今季のセ・パ交流戦、上位6チームが全てパ・リーグ、下位6チームが全てセ・リーグとなることが確定した。
パ・リーグのチームは全て勝ち越し、セ・リーグで一番順位が高い巨人のみ5割で、他のチームは全て負け越し。
6月15日現在、パ・リーグは81勝58敗4分でセ・リーグを全く寄せ付けない。
もしパ・リーグの会長がギレン・ザビだったら、
「ふふふ、圧倒的じゃないか、我がリーグは」
と、ほくそ笑んでいることだろう。
かつては「人気のセ、実力のパ」と言われていたが、今年の現象はそれとはかなり異なる。
昔は人気のなかったパ・リーグが、全国中継されるオールスター戦で張り切ってセ・リーグを圧倒していたが、現在の事情は全然違う。
現在では巨人戦ですら全国放送が大幅に減り「野球観戦は球場かCS」という考え方が一般的になって、セ・パの人気格差はなくなった。
いやむしろ、観客動員数でもパ・リーグの方が上回っているような気がする。
超満員の札幌ドームやヤフードームに比べると、横浜スタジアムや神宮球場のスタンド風景は目を覆うばかりだ。
今や「人気のパ、実力のパ」になってしまったのだろうか。
今季のセ・パ格差についてよく言われるのが、投手力の差だ。
パ・リーグにはダルビッシュ、岩隈、田中将大、涌井、岸、杉内というキラ星の如く燦然と輝く投手が目白押しだ。
それに比べるとセ・リーグの投手陣は品薄感が否めない。
それだけパ・リーグにはいい投手が集まったという証しだが、それだけでなくパ・リーグの投手はDH制で鍛えられているという。
パ・リーグの投手は相手打者が投手という「休憩所」がないだけに、常に勝負を強いられる。
しかも自分が代打に出されて降板、という場面がないために、完投意欲が増すのだそうだ。

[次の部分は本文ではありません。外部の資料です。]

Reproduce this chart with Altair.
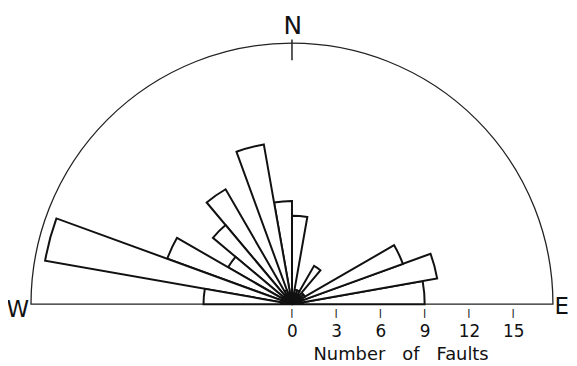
import altair as alt
import numpy as np
import pandas as pd

# ---- data ----
bin_start = [0, 10, 20, 30, 40, 50, 60, 70, 80, 90, 100, 110, 120, 130, 140, 150, 160, 170]
faults = [9, 10, 8, 1, 1, 3, 1, 1, 6, 7, 11, 1, 9, 7, 5, 9, 17, 6]
bin_width = 10
tick_values = [0, 3, 6, 9, 12, 15]
tick_mid = [-0.62] * len(tick_values)
tick_glyph = ["|"] * len(tick_values)
rim_faults = [17.7]

# compass / annotation labels (positions in "number of faults" units)
label_text = ["N", "W", "E"]
label_x = [0.05, -18.59, 17.8]
label_y = [18.32, -0.90, -0.67]
label_size = [25, 23, 23]
label_align = ["center", "center", "left"]

north_tick_x = [0]
north_tick_y = [17.95]
north_tick_y2 = [16.55]

title_text = ["Number\u00a0\u00a0\u00a0of\u00a0\u00a0\u00a0Faults"]
title_x = [7.4]
title_y = [-3.82]

# ---- layout ----
PX = 14.85          # pixels per fault
W_VIEW, H_VIEW = 565, 297
CX = 286            # centre in view px
x_dom = [-CX / PX, (W_VIEW - CX) / PX]
y_dom = [0, H_VIEW / PX]
FONT = "DejaVu Sans"

xs = alt.Scale(domain=x_dom, nice=False, zero=False)
ys = alt.Scale(domain=y_dom, nice=False, zero=False)
rs = alt.Scale(type="linear", domain=[0, rim_faults[0]], range=[0, rim_faults[0] * PX], zero=True)

wedges = pd.DataFrame({"start": bin_start, "faults": faults})
wedges["end"] = wedges["start"] + bin_width
wedges["t1"] = np.radians((90 - wedges["end"]) % 360)
wedges["t2"] = wedges["t1"] + np.radians(bin_width)

x_axis = alt.Axis(
    values=tick_values, domain=False, grid=False, ticks=False,
    labelFontSize=17, labelFont=FONT,
    labelColor="#111", labelPadding=14, offset=6, title=None,
)

ticks_df = pd.DataFrame({"v": tick_values, "ym": tick_mid, "g": tick_glyph})
tick_layer = alt.Chart(ticks_df).mark_text(
    font=FONT, fontSize=9, color="#111", align="center", baseline="middle", fontWeight="bold"
).encode(
    x=alt.X("v:Q", scale=xs, axis=x_axis),
    y=alt.Y("ym:Q", scale=ys, axis=None),
    text="g:N",
)

rim = alt.Chart(pd.DataFrame({"r": rim_faults})).mark_arc(
    filled=False, stroke="#222", strokeWidth=1.3,
    theta=3 * np.pi / 2, theta2=5 * np.pi / 2,
).encode(
    x=alt.X(datum=0, scale=xs, axis=x_axis),
    y=alt.Y(datum=0, scale=ys, axis=None),
    radius=alt.Radius("r:Q", scale=rs),
)

rose = alt.Chart(wedges).mark_arc(
    fill="white", stroke="#111", strokeWidth=2, strokeJoin="miter"
).encode(
    x=alt.X(datum=0, scale=xs, axis=x_axis),
    y=alt.Y(datum=0, scale=ys, axis=None),
    theta=alt.Theta("t1:Q", scale=None),
    theta2=alt.Theta2("t2:Q"),
    radius=alt.Radius("faults:Q", scale=rs),
)

north_tick = alt.Chart(pd.DataFrame({"x": north_tick_x, "y": north_tick_y, "y2": north_tick_y2})).mark_rule(
    color="#222", strokeWidth=1.5
).encode(
    x=alt.X("x:Q", scale=xs, axis=x_axis),
    y=alt.Y("y:Q", scale=ys, axis=None),
    y2="y2:Q",
)

lab_df = pd.DataFrame({"t": label_text, "x": label_x, "y": label_y, "s": label_size, "a": label_align})

labels = alt.Chart(lab_df).transform_filter("datum.a == 'center'").mark_text(
    font=FONT, color="#111", align="center", baseline="alphabetic"
).encode(
    x=alt.X("x:Q", scale=xs, axis=x_axis),
    y=alt.Y("y:Q", scale=ys, axis=None),
    text="t:N",
    size=alt.Size("s:Q", scale=None),
)

labels_left = alt.Chart(lab_df).transform_filter("datum.a == 'left'").mark_text(
    font=FONT, color="#111", align="left", baseline="alphabetic"
).encode(
    x=alt.X("x:Q", scale=xs, axis=x_axis),
    y=alt.Y("y:Q", scale=ys, axis=None),
    text="t:N",
    size=alt.Size("s:Q", scale=None),
)

title = alt.Chart(pd.DataFrame({"t": title_text, "x": title_x, "y": title_y})).mark_text(
    font=FONT, fontSize=18, color="#111", align="center", baseline="alphabetic"
).encode(
    x=alt.X("x:Q", scale=xs, axis=x_axis),
    y=alt.Y("y:Q", scale=ys, axis=None),
    text="t:N",
)

chart = alt.layer(rim, rose, north_tick, labels, labels_left, title, tick_layer).properties(
    width=W_VIEW, height=H_VIEW,
    autosize=alt.AutoSizeParams(type="none"),
    padding={"left": 0, "top": 0, "right": 0, "bottom": 61},
    background="white",
).configure_view(stroke=None)

chart.save("out.html", embed_options={"renderer": "svg", "actions": False})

これがパ・リーグに好投手が育つ原因だと言われている。
だが、交流戦でパ・リーグが有利なのはそれだけが原因ではない、という話を聞いた。
それは「移動距離の差」である。
セ・リーグは東京(巨人、ヤクルト)、横浜(横浜)、名古屋(中日)、大阪(阪神)、広島(広島)に本拠地を構えている。
これらの都市は全て新幹線で繋がっている。
しかも首都圏の三球団(巨人、ヤクルト、横浜)は、各々の試合では遠征する必要がない。
つまり、移動がかなり楽だと言える。
ところが、パ・リーグだとそうはいかない。
パ・リーグは札幌(日本ハム)、仙台(楽天)、埼玉(西武)、千葉(ロッテ)、大阪(オリックス)、福岡(ソフトバンク)と、見事に全国に散らばっている。

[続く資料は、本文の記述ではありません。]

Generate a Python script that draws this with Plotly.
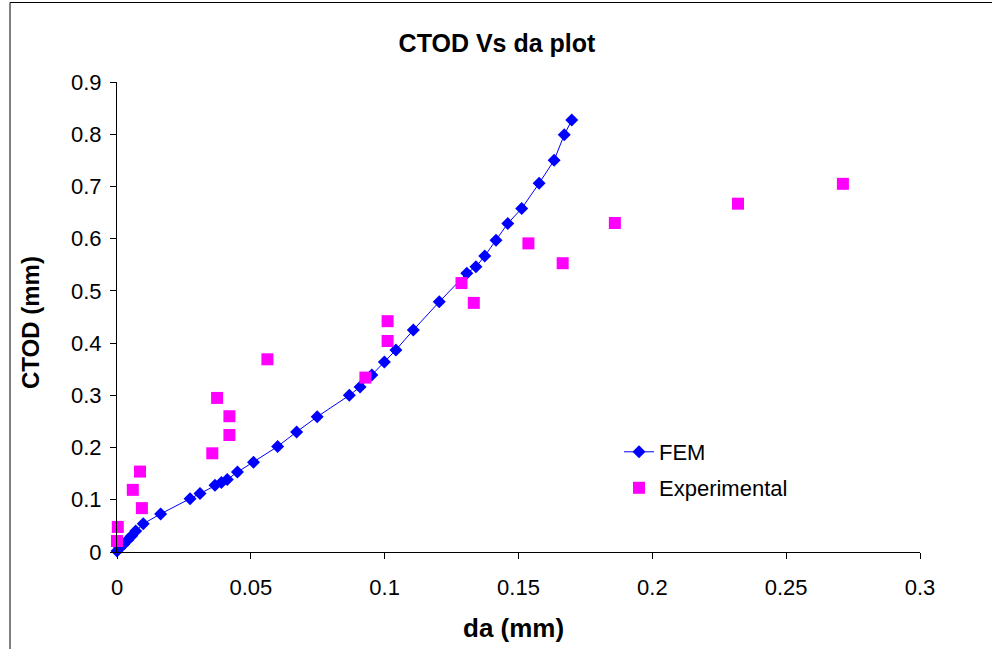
import plotly.graph_objects as go

# FEM curve (da in mm, CTOD in mm)
fem_da = [0.0, 0.001, 0.0025, 0.004, 0.0055, 0.007, 0.0098, 0.0163, 0.0273, 0.031,
          0.0366, 0.039, 0.0412, 0.045, 0.051, 0.060, 0.0671, 0.0748, 0.0868, 0.0908,
          0.0952, 0.0999, 0.1042, 0.1107, 0.1204, 0.1307, 0.1341, 0.1374, 0.1416, 0.1460,
          0.1512, 0.1577, 0.1633, 0.1671, 0.1699]
fem_ctod = [0.002, 0.008, 0.015, 0.023, 0.031, 0.040, 0.054, 0.073, 0.102, 0.112,
            0.128, 0.133, 0.139, 0.153, 0.172, 0.202, 0.230, 0.259, 0.300, 0.316,
            0.339, 0.364, 0.387, 0.425, 0.479, 0.534, 0.546, 0.567, 0.597, 0.629,
            0.658, 0.706, 0.750, 0.799, 0.827]

# Experimental points
exp_da = [0.0, 0.0003, 0.0059, 0.0086, 0.0093, 0.0356, 0.0374, 0.042, 0.042, 0.0562,
          0.0928, 0.1011, 0.1011, 0.1287, 0.1333, 0.1537, 0.1665, 0.186, 0.232, 0.2712]
exp_ctod = [0.021, 0.048, 0.119, 0.154, 0.084, 0.189, 0.295, 0.224, 0.260, 0.369,
            0.334, 0.442, 0.404, 0.515, 0.477, 0.591, 0.553, 0.630, 0.667, 0.705]

x_ticks = [0, 0.05, 0.1, 0.15, 0.2, 0.25, 0.3]
x_tick_labels = ["0", "0.05", "0.1", "0.15", "0.2", "0.25", "0.3"]
y_ticks = [0, 0.1, 0.2, 0.3, 0.4, 0.5, 0.6, 0.7, 0.8, 0.9]
y_tick_labels = ["0", "0.1", "0.2", "0.3", "0.4", "0.5", "0.6", "0.7", "0.8", "0.9"]

FONT = "Liberation Sans, Arial, sans-serif"
W, H = 992, 649
L, R, T, B = 117, 72, 82, 97
pw, ph = W - L - R, H - T - B


def px_x(p):
    return (p - L) / pw


def px_y(p):
    return (H - B - p) / ph


fig = go.Figure()
fig.add_trace(go.Scatter(
    x=fem_da, y=fem_ctod, mode="lines+markers", name="FEM",
    line=dict(color="#0000FF", width=1),
    marker=dict(symbol="diamond", size=10, color="#0000FF"),
    cliponaxis=False, legend="legend",
))
fig.add_trace(go.Scatter(
    x=exp_da, y=exp_ctod, mode="markers", name="Experimental",
    marker=dict(symbol="square", size=12, color="#FF00FF"),
    cliponaxis=False, legend="legend2",
))

legend_common = dict(
    font=dict(family=FONT, size=22, color="black"),
    bgcolor="rgba(0,0,0,0)", borderwidth=0,
    xanchor="left", yanchor="middle",
)

fig.update_layout(
    width=W, height=H,
    margin=dict(l=L, r=R, t=T, b=B),
    paper_bgcolor="white", plot_bgcolor="white",
    showlegend=True,
    font=dict(family=FONT, color="black"),
    title=dict(text="<b>CTOD Vs da plot</b>", x=0.501, xref="container",
               y=1 - 43 / H, yref="container", xanchor="center", yanchor="middle",
               font=dict(family=FONT, size=25, color="black")),
    xaxis=dict(range=[0, 0.3], tickvals=x_ticks, ticktext=x_tick_labels,
               showgrid=False, zeroline=False, showline=True, linecolor="black",
               linewidth=1, ticks="outside", ticklen=6, tickcolor="black",
               ticklabelstandoff=10,
               tickfont=dict(family=FONT, size=22, color="black")),
    yaxis=dict(range=[0, 0.9], tickvals=y_ticks, ticktext=y_tick_labels,
               showgrid=False, zeroline=False, showline=True, linecolor="black",
               linewidth=1, ticks="outside", ticklen=6, tickcolor="black",
               ticklabelstandoff=4,
               tickfont=dict(family=FONT, size=22, color="black")),
    legend=dict(x=px_x(619), y=px_y(452), **legend_common),
    legend2=dict(x=px_x(619), y=px_y(488), **legend_common),
    annotations=[
        dict(text="<b>da (mm)</b>", xref="paper", yref="paper",
             x=px_x(513), y=px_y(628), showarrow=False,
             xanchor="center", yanchor="middle",
             font=dict(family=FONT, size=26, color="black")),
        dict(text="<b>CTOD (mm)</b>", xref="paper", yref="paper",
             x=px_x(30), y=px_y(323), showarrow=False, textangle=-90,
             xanchor="center", yanchor="middle",
             font=dict(family=FONT, size=24, color="black")),
    ],
    shapes=[
        dict(type="rect", xref="paper", yref="paper",
             x0=px_x(10), x1=px_x(1010), y0=px_y(2.5), y1=px_y(700),
             line=dict(color="black", width=1), fillcolor="rgba(0,0,0,0)",
             layer="below"),
    ],
)

fig.write_html("out.html", config={"displayModeBar": False},
               post_script="document.body.style.margin='0';")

新幹線で移動できる路線もあるが、大方は飛行機移動を強いられる。
同じ首都圏の埼玉(所沢)と千葉ですら、直通の電車路線などない。
セ・リーグの選手には、全国を飛び回る交流戦での移動が相当堪えるらしい。
一方のパ・リーグの選手にとって、交流戦での移動など苦にもならないだろう。
全国に本拠地を分散させたことが、ファンの獲得のみならずレベルアップにも繋がった、ということか。